## Data segment
'''
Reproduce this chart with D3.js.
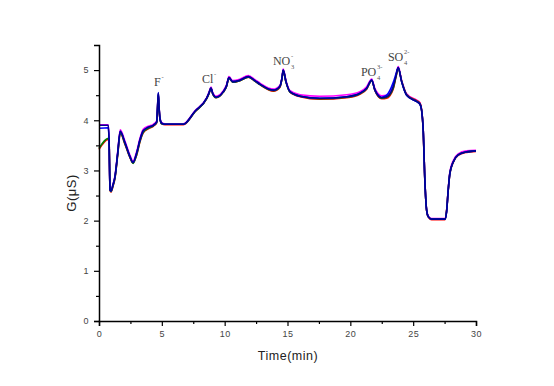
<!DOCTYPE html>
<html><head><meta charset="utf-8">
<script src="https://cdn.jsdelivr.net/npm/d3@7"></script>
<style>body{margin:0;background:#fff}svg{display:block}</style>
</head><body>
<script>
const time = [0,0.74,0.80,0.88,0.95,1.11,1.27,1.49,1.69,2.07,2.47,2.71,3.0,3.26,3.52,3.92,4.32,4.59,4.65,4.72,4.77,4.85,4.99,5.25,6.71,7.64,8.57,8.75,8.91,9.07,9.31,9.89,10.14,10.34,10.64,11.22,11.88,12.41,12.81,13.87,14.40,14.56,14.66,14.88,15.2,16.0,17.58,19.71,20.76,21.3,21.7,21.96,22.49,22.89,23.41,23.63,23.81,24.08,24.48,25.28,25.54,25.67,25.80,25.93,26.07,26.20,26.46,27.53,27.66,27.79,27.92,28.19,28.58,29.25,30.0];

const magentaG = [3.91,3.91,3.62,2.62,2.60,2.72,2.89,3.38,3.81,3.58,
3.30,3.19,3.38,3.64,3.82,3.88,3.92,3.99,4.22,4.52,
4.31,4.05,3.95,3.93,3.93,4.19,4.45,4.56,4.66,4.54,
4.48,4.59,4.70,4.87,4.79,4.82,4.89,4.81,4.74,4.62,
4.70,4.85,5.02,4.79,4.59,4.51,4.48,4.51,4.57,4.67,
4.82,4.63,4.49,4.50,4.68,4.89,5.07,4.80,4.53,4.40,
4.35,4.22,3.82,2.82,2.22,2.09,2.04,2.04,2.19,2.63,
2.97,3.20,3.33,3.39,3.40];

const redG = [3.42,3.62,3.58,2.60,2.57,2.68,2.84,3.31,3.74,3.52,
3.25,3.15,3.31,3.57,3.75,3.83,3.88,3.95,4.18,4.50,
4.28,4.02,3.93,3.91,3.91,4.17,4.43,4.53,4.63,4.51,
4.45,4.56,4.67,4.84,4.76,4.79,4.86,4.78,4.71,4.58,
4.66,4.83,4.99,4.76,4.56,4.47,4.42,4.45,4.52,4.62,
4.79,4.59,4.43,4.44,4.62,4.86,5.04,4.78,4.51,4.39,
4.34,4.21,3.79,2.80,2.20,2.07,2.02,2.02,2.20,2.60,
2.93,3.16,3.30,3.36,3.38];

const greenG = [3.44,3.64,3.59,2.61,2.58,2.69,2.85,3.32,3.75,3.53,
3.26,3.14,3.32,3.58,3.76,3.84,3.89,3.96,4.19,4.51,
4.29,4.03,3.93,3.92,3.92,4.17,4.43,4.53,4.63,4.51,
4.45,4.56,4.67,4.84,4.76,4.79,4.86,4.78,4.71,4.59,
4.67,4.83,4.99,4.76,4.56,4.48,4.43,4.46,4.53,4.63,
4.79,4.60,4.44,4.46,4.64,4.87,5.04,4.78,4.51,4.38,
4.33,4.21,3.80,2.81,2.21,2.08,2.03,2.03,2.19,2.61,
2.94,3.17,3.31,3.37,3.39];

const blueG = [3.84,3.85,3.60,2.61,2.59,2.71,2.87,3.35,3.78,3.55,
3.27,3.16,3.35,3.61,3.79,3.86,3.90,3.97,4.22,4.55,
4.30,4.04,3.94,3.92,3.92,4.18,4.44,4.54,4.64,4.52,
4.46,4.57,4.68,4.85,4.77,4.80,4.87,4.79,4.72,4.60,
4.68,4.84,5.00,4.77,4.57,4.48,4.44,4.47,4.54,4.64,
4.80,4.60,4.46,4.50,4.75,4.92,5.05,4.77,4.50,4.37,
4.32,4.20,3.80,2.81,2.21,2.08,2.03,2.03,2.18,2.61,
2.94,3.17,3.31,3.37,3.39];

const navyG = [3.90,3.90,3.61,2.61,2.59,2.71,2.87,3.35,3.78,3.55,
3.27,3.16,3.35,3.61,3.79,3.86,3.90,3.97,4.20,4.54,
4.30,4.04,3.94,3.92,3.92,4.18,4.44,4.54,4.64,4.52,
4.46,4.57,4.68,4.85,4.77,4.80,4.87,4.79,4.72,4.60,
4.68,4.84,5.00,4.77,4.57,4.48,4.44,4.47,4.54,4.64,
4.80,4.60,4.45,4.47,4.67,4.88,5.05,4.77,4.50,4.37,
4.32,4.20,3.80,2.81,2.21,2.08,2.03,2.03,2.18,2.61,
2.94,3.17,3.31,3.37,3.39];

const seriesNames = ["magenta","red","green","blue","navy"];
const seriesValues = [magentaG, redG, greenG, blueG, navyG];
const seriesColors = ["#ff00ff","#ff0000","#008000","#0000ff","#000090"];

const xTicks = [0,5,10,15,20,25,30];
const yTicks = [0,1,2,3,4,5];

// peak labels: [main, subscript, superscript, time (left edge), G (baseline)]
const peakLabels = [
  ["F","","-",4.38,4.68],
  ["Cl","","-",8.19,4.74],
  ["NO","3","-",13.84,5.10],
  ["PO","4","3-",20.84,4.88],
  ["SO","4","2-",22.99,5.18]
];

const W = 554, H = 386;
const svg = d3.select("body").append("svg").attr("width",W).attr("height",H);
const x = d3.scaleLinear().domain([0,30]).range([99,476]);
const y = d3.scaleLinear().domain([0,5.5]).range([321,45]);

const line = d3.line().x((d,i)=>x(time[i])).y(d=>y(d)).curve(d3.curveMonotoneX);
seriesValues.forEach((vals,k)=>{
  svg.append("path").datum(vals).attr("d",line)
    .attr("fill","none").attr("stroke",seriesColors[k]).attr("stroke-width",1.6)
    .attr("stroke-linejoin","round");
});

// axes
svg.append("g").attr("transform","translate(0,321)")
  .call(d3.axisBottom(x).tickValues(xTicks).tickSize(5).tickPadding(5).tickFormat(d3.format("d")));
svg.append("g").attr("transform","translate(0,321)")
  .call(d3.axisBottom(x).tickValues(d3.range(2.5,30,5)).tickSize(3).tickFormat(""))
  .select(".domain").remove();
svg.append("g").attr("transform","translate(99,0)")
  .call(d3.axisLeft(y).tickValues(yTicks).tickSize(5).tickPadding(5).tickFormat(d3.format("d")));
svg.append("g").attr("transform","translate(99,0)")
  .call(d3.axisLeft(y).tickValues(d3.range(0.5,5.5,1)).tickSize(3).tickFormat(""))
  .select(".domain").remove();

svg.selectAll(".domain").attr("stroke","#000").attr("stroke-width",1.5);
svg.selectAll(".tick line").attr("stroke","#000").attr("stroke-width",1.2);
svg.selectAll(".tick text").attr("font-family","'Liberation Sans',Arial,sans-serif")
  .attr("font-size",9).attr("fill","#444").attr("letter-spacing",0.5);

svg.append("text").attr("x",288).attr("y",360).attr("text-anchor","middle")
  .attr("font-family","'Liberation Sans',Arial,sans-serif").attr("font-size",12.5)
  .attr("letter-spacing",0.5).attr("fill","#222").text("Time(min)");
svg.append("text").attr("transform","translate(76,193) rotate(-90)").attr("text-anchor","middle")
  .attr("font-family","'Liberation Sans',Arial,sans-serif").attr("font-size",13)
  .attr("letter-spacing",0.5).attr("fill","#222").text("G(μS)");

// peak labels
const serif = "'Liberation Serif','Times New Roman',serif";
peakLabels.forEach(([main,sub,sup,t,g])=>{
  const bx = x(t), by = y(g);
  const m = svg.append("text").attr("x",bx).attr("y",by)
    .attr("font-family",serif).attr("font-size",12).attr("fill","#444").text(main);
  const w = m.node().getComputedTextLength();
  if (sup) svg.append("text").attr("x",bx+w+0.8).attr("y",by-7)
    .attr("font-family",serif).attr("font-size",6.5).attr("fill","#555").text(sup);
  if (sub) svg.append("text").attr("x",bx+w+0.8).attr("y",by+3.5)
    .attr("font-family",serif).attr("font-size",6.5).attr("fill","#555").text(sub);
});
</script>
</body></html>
'''
Leave out the pictures and repeat exactly the lines from the start of the material through the line that contains "2.97,3.20,3.33,3.39,3.40];", both included.

Reproduce this chart with D3.js.
<!DOCTYPE html>
<html><head><meta charset="utf-8">
<script src="https://cdn.jsdelivr.net/npm/d3@7"></script>
<style>body{margin:0;background:#fff}svg{display:block}</style>
</head><body>
<script>
const time = [0,0.74,0.80,0.88,0.95,1.11,1.27,1.49,1.69,2.07,2.47,2.71,3.0,3.26,3.52,3.92,4.32,4.59,4.65,4.72,4.77,4.85,4.99,5.25,6.71,7.64,8.57,8.75,8.91,9.07,9.31,9.89,10.14,10.34,10.64,11.22,11.88,12.41,12.81,13.87,14.40,14.56,14.66,14.88,15.2,16.0,17.58,19.71,20.76,21.3,21.7,21.96,22.49,22.89,23.41,23.63,23.81,24.08,24.48,25.28,25.54,25.67,25.80,25.93,26.07,26.20,26.46,27.53,27.66,27.79,27.92,28.19,28.58,29.25,30.0];

const magentaG = [3.91,3.91,3.62,2.62,2.60,2.72,2.89,3.38,3.81,3.58,
3.30,3.19,3.38,3.64,3.82,3.88,3.92,3.99,4.22,4.52,
4.31,4.05,3.95,3.93,3.93,4.19,4.45,4.56,4.66,4.54,
4.48,4.59,4.70,4.87,4.79,4.82,4.89,4.81,4.74,4.62,
4.70,4.85,5.02,4.79,4.59,4.51,4.48,4.51,4.57,4.67,
4.82,4.63,4.49,4.50,4.68,4.89,5.07,4.80,4.53,4.40,
4.35,4.22,3.82,2.82,2.22,2.09,2.04,2.04,2.19,2.63,
2.97,3.20,3.33,3.39,3.40];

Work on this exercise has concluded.